Materials provided:
----

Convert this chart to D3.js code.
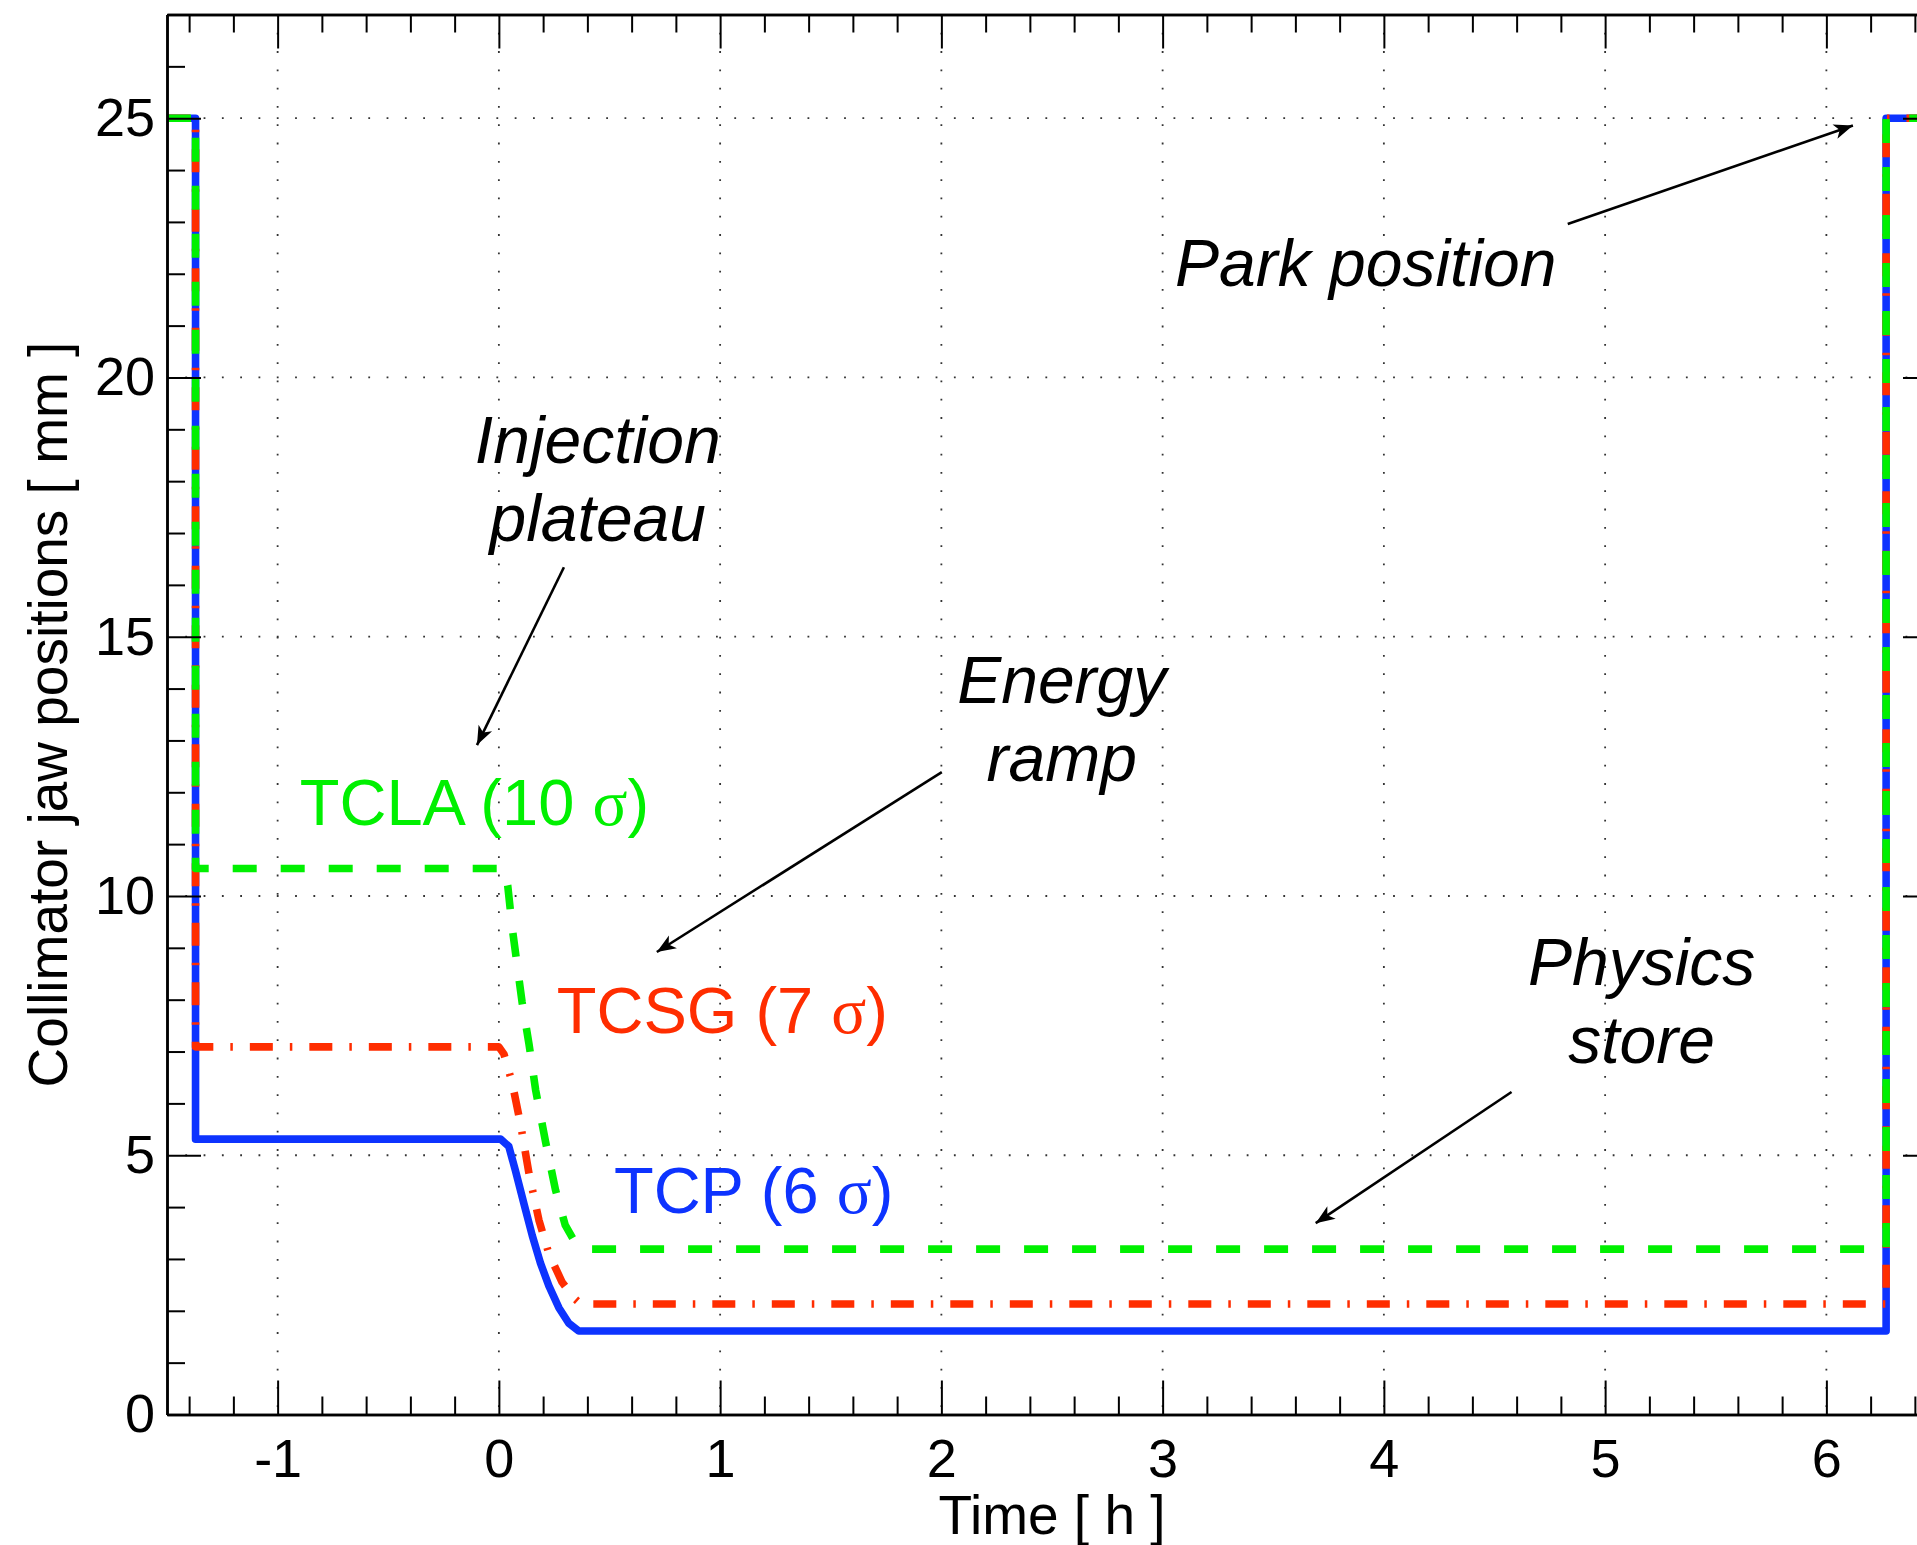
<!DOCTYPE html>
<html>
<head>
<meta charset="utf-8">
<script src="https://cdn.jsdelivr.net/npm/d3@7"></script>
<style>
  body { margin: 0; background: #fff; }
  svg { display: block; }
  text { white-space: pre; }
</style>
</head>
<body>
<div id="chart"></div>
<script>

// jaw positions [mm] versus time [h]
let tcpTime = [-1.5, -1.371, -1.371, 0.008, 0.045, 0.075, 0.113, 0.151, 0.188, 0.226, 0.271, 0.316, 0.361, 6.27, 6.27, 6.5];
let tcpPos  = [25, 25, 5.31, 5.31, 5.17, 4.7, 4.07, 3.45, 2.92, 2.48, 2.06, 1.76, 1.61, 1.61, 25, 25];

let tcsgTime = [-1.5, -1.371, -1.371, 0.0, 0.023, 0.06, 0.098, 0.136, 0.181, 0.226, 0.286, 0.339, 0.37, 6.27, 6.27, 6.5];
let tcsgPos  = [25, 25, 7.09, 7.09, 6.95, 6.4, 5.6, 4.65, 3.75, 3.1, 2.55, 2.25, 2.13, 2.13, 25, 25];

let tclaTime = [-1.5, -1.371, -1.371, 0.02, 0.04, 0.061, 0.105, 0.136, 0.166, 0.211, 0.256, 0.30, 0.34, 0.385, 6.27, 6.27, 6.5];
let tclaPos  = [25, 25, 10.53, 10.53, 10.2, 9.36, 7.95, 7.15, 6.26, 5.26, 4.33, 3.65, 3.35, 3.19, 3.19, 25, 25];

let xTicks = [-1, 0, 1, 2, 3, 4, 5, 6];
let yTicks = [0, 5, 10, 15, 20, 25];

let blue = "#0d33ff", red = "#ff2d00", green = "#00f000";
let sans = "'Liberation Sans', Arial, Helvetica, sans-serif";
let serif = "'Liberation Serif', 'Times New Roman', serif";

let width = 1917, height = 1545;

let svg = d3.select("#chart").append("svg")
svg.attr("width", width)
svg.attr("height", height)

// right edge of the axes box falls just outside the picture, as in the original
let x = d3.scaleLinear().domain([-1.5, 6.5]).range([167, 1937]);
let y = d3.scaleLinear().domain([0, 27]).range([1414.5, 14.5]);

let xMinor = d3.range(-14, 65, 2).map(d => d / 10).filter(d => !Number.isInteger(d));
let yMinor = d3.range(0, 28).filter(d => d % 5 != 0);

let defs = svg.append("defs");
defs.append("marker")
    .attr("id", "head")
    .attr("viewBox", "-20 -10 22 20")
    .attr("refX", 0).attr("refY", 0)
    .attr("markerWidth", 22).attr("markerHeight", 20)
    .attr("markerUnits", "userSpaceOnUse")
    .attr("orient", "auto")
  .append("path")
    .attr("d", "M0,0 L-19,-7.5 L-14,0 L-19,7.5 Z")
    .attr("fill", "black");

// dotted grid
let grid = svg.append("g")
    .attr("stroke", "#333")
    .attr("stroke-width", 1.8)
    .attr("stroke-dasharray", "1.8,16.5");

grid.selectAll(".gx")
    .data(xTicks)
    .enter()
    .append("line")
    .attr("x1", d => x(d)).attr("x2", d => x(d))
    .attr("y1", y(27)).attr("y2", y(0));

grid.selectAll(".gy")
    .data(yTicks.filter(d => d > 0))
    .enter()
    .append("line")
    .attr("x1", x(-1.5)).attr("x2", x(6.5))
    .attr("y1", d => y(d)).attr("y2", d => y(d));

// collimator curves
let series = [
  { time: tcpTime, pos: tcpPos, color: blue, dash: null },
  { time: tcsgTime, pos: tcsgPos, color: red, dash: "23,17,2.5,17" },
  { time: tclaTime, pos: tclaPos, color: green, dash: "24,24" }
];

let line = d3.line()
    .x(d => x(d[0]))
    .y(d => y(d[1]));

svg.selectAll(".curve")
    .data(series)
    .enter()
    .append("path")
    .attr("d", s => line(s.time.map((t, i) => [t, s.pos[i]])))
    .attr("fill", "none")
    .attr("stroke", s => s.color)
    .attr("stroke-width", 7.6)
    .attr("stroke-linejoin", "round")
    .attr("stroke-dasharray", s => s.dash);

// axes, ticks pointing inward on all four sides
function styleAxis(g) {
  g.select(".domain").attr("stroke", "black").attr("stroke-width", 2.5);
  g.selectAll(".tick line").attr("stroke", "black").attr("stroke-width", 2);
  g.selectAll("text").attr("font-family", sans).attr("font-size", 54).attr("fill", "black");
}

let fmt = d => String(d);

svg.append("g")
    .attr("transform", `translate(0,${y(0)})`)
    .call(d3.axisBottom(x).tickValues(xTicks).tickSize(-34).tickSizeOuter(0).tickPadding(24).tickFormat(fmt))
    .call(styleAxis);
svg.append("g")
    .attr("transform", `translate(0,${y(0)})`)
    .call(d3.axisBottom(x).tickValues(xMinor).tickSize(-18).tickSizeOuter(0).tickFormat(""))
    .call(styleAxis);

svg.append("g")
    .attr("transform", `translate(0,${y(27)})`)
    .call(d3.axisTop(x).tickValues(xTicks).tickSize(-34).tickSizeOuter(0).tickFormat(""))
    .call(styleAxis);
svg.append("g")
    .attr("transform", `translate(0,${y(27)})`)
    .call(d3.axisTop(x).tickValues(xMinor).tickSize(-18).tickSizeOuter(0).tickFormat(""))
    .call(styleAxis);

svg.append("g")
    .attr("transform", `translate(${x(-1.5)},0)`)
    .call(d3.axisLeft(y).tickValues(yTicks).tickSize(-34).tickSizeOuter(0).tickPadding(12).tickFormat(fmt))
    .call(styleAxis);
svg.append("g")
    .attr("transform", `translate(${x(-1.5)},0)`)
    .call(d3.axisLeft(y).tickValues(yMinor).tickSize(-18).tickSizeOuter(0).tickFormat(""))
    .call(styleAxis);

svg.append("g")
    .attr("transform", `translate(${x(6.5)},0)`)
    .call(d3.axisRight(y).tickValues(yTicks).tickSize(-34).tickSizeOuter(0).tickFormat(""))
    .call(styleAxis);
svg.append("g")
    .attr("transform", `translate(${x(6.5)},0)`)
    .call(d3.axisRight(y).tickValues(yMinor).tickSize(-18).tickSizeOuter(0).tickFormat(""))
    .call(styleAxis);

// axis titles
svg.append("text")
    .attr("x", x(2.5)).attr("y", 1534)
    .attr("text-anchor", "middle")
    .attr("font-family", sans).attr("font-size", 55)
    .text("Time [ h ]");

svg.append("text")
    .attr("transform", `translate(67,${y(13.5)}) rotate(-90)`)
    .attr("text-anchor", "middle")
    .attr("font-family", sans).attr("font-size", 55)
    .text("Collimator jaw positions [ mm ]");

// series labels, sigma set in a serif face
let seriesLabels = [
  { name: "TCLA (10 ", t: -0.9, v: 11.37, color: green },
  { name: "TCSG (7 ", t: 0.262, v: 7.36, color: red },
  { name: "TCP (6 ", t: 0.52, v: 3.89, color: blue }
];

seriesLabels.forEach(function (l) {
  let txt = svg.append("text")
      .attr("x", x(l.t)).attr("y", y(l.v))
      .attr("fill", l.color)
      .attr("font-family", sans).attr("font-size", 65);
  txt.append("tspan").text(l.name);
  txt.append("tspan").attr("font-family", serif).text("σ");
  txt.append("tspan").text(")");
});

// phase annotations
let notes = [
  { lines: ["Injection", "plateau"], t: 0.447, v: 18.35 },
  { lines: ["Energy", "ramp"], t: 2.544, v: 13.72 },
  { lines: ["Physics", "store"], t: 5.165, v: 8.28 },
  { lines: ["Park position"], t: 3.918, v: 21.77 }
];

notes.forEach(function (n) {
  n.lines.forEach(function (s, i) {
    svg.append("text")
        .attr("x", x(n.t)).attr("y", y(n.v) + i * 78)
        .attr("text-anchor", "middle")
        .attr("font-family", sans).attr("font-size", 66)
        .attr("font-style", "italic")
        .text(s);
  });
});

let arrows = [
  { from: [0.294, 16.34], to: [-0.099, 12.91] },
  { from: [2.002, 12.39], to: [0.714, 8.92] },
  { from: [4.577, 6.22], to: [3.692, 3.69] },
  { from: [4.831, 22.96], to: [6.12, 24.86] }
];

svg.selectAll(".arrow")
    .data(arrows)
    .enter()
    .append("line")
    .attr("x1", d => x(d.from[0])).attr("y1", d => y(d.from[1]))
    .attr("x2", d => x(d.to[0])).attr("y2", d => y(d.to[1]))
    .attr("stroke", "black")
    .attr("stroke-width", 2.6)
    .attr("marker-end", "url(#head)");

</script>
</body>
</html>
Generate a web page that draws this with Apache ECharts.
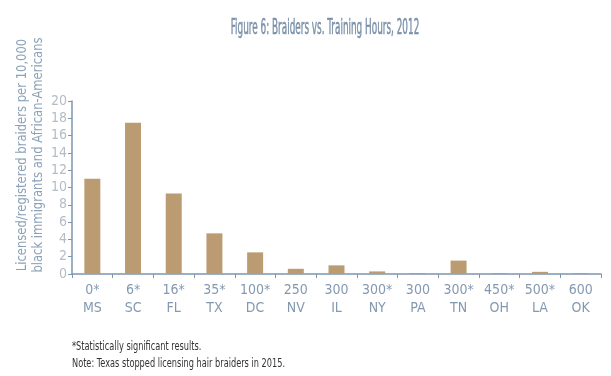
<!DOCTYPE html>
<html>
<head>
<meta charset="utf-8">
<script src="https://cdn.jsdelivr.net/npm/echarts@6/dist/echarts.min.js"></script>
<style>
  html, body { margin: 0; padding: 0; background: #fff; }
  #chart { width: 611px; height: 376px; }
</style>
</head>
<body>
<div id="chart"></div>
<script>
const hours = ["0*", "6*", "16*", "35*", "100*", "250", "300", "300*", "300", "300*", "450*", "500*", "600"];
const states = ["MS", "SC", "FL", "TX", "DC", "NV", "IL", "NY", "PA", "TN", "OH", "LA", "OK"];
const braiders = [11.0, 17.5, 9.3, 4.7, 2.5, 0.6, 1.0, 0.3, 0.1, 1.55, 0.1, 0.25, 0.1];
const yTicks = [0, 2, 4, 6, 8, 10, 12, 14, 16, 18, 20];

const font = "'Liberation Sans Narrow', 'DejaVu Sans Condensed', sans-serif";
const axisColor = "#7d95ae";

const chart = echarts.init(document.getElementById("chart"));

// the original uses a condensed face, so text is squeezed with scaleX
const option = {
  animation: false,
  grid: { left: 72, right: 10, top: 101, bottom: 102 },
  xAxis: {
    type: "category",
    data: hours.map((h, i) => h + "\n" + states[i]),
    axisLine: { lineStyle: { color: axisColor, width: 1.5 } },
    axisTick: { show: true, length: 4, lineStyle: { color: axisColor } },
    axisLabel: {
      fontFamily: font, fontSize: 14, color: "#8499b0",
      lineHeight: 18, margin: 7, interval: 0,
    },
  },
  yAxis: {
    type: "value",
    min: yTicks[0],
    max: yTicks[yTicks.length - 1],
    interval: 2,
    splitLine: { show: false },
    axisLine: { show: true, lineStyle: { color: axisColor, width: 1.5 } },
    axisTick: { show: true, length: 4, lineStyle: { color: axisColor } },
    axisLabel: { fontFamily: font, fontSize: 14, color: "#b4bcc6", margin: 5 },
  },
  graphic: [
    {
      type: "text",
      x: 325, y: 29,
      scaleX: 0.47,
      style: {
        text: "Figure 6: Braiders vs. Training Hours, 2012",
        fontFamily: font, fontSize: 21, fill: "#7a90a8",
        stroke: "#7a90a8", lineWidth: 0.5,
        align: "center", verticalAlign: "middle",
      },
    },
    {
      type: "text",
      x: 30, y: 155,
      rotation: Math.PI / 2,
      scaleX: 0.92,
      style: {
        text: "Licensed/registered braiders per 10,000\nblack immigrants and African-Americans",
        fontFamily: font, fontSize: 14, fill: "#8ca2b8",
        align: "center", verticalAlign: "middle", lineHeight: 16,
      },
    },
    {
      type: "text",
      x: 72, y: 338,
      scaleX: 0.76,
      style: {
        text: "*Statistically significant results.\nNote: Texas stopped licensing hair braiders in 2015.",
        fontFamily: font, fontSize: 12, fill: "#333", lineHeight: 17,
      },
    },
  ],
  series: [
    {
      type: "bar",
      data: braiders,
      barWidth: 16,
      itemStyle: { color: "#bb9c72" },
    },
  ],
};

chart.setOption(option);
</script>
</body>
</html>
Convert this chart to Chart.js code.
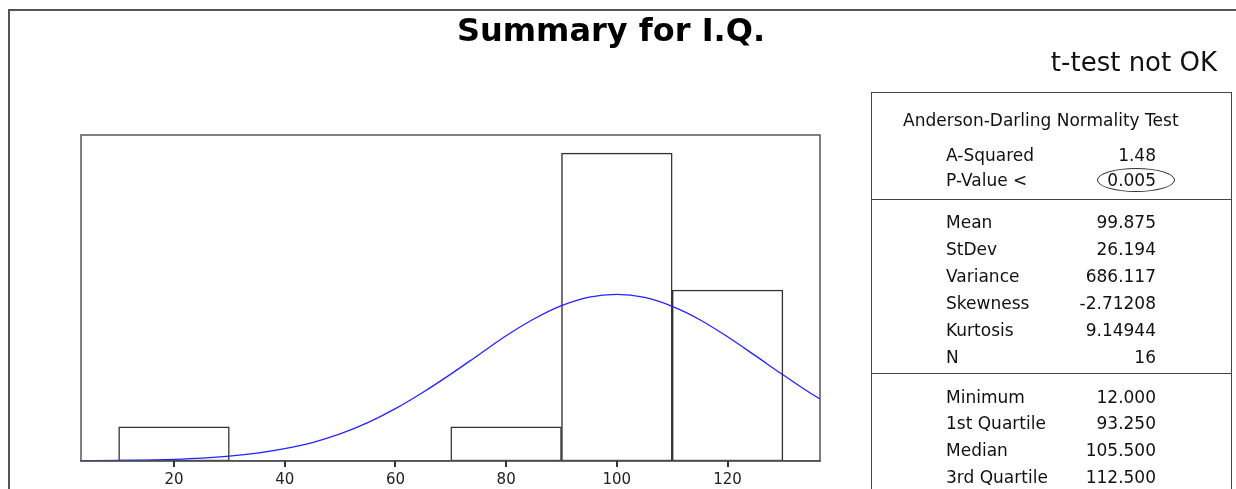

----

Stated problem: Go through the data and gather every line that holds "with".

Result below:
Generate a web page that draws this with Apache ECharts.
// the original uses a condensed face, so text is squeezed with scaleX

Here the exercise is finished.